Operational resilience is also linked to licensing and deployment governance. SaaS vendors may provide strong platform uptime, but resilience for plant operations still depends on network design, local process fallback, identity continuity, and integration recovery. Self-managed models offer more control, but also place more resilience accountability on internal IT and service partners.
Executive decision framework for manufacturing ERP licensing selection
| Decision question | What executives should test | Why it matters |
|---|---|---|
| Is cost predictable under growth? | Model users, plants, acquisitions, and transaction growth over 5 to 7 years | Prevents underestimating scale-driven license expansion |
| Does licensing fit the target operating model? | Map pricing to shared services, plant autonomy, and workflow standardization goals | Aligns commercial model with transformation design |
| How much lock-in is acceptable? | Review contract terms for data access, renewals, platform dependencies, and exit rights | Reduces future migration and negotiation risk |
| Can governance support the model? | Assess identity management, role design, audit controls, and usage monitoring | Avoids entitlement sprawl and compliance issues |
| Will interoperability remain affordable? | Price APIs, middleware, external users, and analytics consumption | Protects connected enterprise economics |
| Does the model support resilience and modernization? | Evaluate release cadence, support obligations, and coexistence flexibility | Improves long-term operational adaptability |
For most manufacturers pursuing modernization, the best licensing model is not simply the cheapest one. It is the model that supports scalable deployment, transparent governance, sustainable interoperability, and realistic adoption across plants and functions. In many cases, role-based SaaS or carefully negotiated enterprise subscription models provide the best balance of flexibility and predictability, provided the organization is ready to standardize processes and manage access rigorously.

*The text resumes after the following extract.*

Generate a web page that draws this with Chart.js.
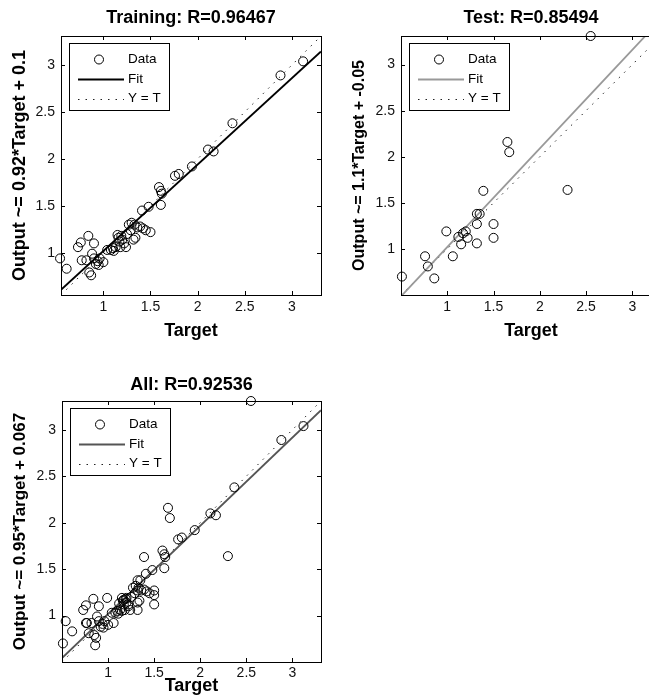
<!DOCTYPE html>
<html>
<head>
<meta charset="utf-8">
<script src="https://cdn.jsdelivr.net/npm/chart.js@4.4.0/dist/chart.umd.min.js"></script>
<style>
  html, body { margin: 0; padding: 0; background: #fff; overflow: hidden; width: 649px; height: 699px; }
  canvas { position: absolute; }
</style>
</head>
<body>
<canvas id="cTrain" width="340" height="345" style="left:0;top:0"></canvas>
<canvas id="cTest" width="340" height="345" style="left:330px;top:0"></canvas>
<canvas id="cAll" width="340" height="339" style="left:0;top:360px"></canvas>
<script>
// Training set (target, network output)
const trainTarget = [0.54, 0.61, 0.73, 0.76, 0.77, 0.82, 0.84, 0.85, 0.87, 0.88, 0.90, 0.90, 0.92, 0.94,
  0.95, 0.96, 1.00, 1.04, 1.08, 1.10, 1.11, 1.13, 1.15, 1.16, 1.17, 1.18, 1.19, 1.20, 1.22, 1.24,
  1.25, 1.27, 1.29, 1.30, 1.32, 1.33, 1.34, 1.36, 1.39, 1.41, 1.42, 1.45, 1.48, 1.50, 1.59, 1.61,
  1.61, 1.62, 1.76, 1.80, 1.94, 2.11, 2.17, 2.37, 2.88, 3.12];
const trainOutput = [0.94, 0.83, 1.06, 1.11, 0.92, 0.92, 1.18, 0.79, 0.76, 0.99, 1.10, 0.94, 0.88, 0.91,
  0.87, 0.94, 0.90, 1.03, 1.03, 1.05, 1.02, 1.06, 1.19, 1.16, 1.12, 1.06, 1.18, 1.14, 1.10, 1.06,
  1.20, 1.30, 1.24, 1.32, 1.14, 1.30, 1.16, 1.27, 1.28, 1.45, 1.26, 1.24, 1.49, 1.22, 1.70, 1.66,
  1.51, 1.63, 1.82, 1.84, 1.92, 2.10, 2.08, 2.38, 2.89, 3.04];

// Test set
const testTarget = [0.51, 0.76, 0.79, 0.86, 0.99, 1.06, 1.12, 1.15, 1.17, 1.20, 1.22, 1.32, 1.32,
  1.32, 1.35, 1.39, 1.50, 1.50, 1.65, 1.67, 2.30, 2.55];
const testOutput = [0.70, 0.92, 0.81, 0.68, 1.19, 0.92, 1.13, 1.05, 1.17, 1.19, 1.12, 1.06, 1.27,
  1.38, 1.38, 1.63, 1.27, 1.12, 2.16, 2.05, 1.64, 3.31];

// All = training + test
const allTarget = trainTarget.concat(testTarget);
const allOutput = trainOutput.concat(testOutput);

// fits [slope, intercept] and axis limits
const fitTrain = [0.92, 0.1];
const fitTest = [1.07, -0.05];
const fitAll = [0.95, 0.067];
const limTrain = [0.55, 3.31];
const limTest = [0.5, 3.31];
const limAll = [0.5, 3.31];
const tickValues = [1, 1.5, 2, 2.5, 3];

const FONT = "'Liberation Sans', Arial, Helvetica, sans-serif";

// box round the axes with inward tick marks, like matlab
const framePlugin = {
  id: 'frame',
  afterDatasetsDraw(chart) {
    const { ctx, chartArea: a, scales } = chart;
    ctx.save();
    ctx.strokeStyle = '#000';
    ctx.lineWidth = 1;
    ctx.strokeRect(Math.round(a.left) + 0.5, Math.round(a.top) + 0.5,
      Math.round(a.right - a.left), Math.round(a.bottom - a.top));
    ctx.beginPath();
    tickValues.forEach(v => {
      const xp = Math.round(scales.x.getPixelForValue(v)) + 0.5;
      ctx.moveTo(xp, a.bottom); ctx.lineTo(xp, a.bottom - 4);
      ctx.moveTo(xp, a.top); ctx.lineTo(xp, a.top + 4);
      const yp = Math.round(scales.y.getPixelForValue(v)) + 0.5;
      ctx.moveTo(a.left, yp); ctx.lineTo(a.left + 4, yp);
      ctx.moveTo(a.right, yp); ctx.lineTo(a.right - 4, yp);
    });
    ctx.stroke();
    ctx.restore();
  }
};

// legend box in the top left corner
const legendPlugin = {
  id: 'legendBox',
  afterDraw(chart) {
    const { ctx, chartArea: a } = chart;
    const x = Math.round(a.left) + 8, y = Math.round(a.top) + 7, w = 100, h = 67;
    ctx.save();
    ctx.fillStyle = '#fff';
    ctx.fillRect(x, y, w, h);
    ctx.strokeStyle = '#000';
    ctx.lineWidth = 1;
    ctx.strokeRect(x + 0.5, y + 0.5, w, h);
    chart.data.datasets.forEach((ds, i) => {
      const cy = y + 16.5 + i * 19.5;
      ctx.strokeStyle = ds.borderColor;
      ctx.lineWidth = ds.borderWidth;
      ctx.setLineDash(ds.borderDash || []);
      if (ds.showLine) {
        ctx.beginPath();
        ctx.moveTo(x + 9, Math.round(cy) + 0.5);
        ctx.lineTo(x + 55, Math.round(cy) + 0.5);
        ctx.stroke();
      } else {
        ctx.beginPath();
        ctx.arc(x + 30, cy, ds.pointRadius, 0, Math.PI * 2);
        ctx.stroke();
      }
      ctx.setLineDash([]);
      ctx.fillStyle = '#000';
      ctx.font = '13.5px ' + FONT;
      ctx.textBaseline = 'middle';
      ctx.fillText(ds.label, x + 59, cy);
    });
    ctx.restore();
  }
};

function makeChart(id, target, output, fit, lim, o) {
  const points = target.map((t, i) => ({ x: t, y: output[i] }));
  const fitLine = lim.map(v => ({ x: v, y: fit[0] * v + fit[1] }));
  const idLine = lim.map(v => ({ x: v, y: v }));
  const setTicks = s => { s.ticks = tickValues.map(v => ({ value: v })); };
  return new Chart(document.getElementById(id), {
    type: 'scatter',
    data: {
      datasets: [
        { label: 'Data', data: points, pointStyle: 'circle', pointRadius: 4.5, borderWidth: 1,
          borderColor: '#000', backgroundColor: 'rgba(0,0,0,0)', showLine: false, clip: false },
        { label: 'Fit', data: fitLine, showLine: true, borderColor: o.fitColor, borderWidth: 1.8,
          pointRadius: 0 },
        { label: 'Y = T', data: idLine, showLine: true, borderColor: '#222', borderWidth: 1,
          borderDash: [1.5, 6], pointRadius: 0 }
      ]
    },
    options: {
      responsive: false,
      animation: false,
      events: [],
      layout: { padding: { left: o.pl, right: o.pr, top: 0, bottom: 0 } },
      plugins: {
        legend: { display: false },
        tooltip: { enabled: false },
        title: {
          display: true, text: o.title, fullSize: false, color: '#000',
          font: { family: FONT, size: 18, weight: 'bold' },
          padding: { top: o.tpt, bottom: o.tpb }
        }
      },
      scales: {
        x: {
          type: 'linear', min: lim[0], max: lim[1],
          afterBuildTicks: setTicks,
          afterFit: s => { s.height = o.xh; },
          grid: { display: false, drawTicks: false },
          border: { display: false },
          ticks: { padding: o.xtp, color: '#111', font: { family: FONT, size: 14 },
            maxRotation: 0, autoSkip: false, callback: v => String(v) },
          title: { display: true, text: 'Target', color: '#000',
            font: { family: FONT, size: 18, weight: 'bold' }, padding: { top: 0, bottom: o.xtb } }
        },
        y: {
          type: 'linear', min: lim[0], max: lim[1],
          afterBuildTicks: setTicks,
          afterFit: s => { s.width = o.yw; },
          grid: { display: false, drawTicks: false },
          border: { display: false },
          ticks: { padding: 6, color: '#111', font: { family: FONT, size: 14 },
            autoSkip: false, callback: v => String(v) },
          title: { display: true, text: o.ylabel, color: '#000',
            font: { family: FONT, size: o.yfs, weight: 'bold' }, padding: { top: o.ypt, bottom: 0 } }
        }
      }
    },
    plugins: [framePlugin, legendPlugin]
  });
}

makeChart('cTrain', trainTarget, trainOutput, fitTrain, limTrain, {
  title: 'Training: R=0.96467', ylabel: 'Output ~= 0.92*Target + 0.1', fitColor: '#000',
  pl: 0, pr: 19, yw: 61, yfs: 18, ypt: 9.2, tpt: 7.5, tpb: 6.9, xh: 50, xtp: 3.6, xtb: 3.2
});
makeChart('cTest', testTarget, testOutput, fitTest, limTest, {
  title: 'Test: R=0.85494', ylabel: 'Output ~= 1.1*Target + -0.05', fitColor: '#999',
  pl: 10, pr: 9, yw: 61, yfs: 16, ypt: 10.4, tpt: 7.5, tpb: 6.9, xh: 50, xtp: 3.6, xtb: 3.2
});
makeChart('cAll', allTarget, allOutput, fitAll, limAll, {
  title: 'All: R=0.92536', ylabel: 'Output ~= 0.95*Target + 0.067', fitColor: '#555',
  pl: 0, pr: 19, yw: 62, yfs: 17, ypt: 9.8, tpt: 14.2, tpb: 5.2, xh: 37, xtp: 2.6, xtb: 1.7
});
</script>
</body>
</html>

Perpetual or hybrid models remain valid where operational constraints, regulatory requirements, or legacy integration realities justify them. But they should be selected deliberately, with full recognition of the modernization tradeoff: greater control today may mean slower transformation, higher support burden, and more difficult future migration.
- Use licensing comparison as part of enterprise decision intelligence, not isolated procurement negotiation.
- Model total cost across software, integration, governance, resilience, and migration layers.
- Test pricing against real manufacturing personas, plant rollout plans, and acquisition scenarios.
- Negotiate for transparency on indirect access, APIs, analytics, sandboxes, and expansion rights.
- Align the licensing model with the target cloud operating model and transformation readiness.
Final recommendation
Manufacturing ERP vendor selection should treat licensing as a strategic technology evaluation domain. The right comparison framework combines commercial analysis with architecture fit, cloud operating model alignment, operational tradeoff analysis, and deployment governance. Organizations that do this well are more likely to avoid hidden cost, reduce lock-in, and select an ERP platform that can scale with production complexity, geographic expansion, and modernization goals.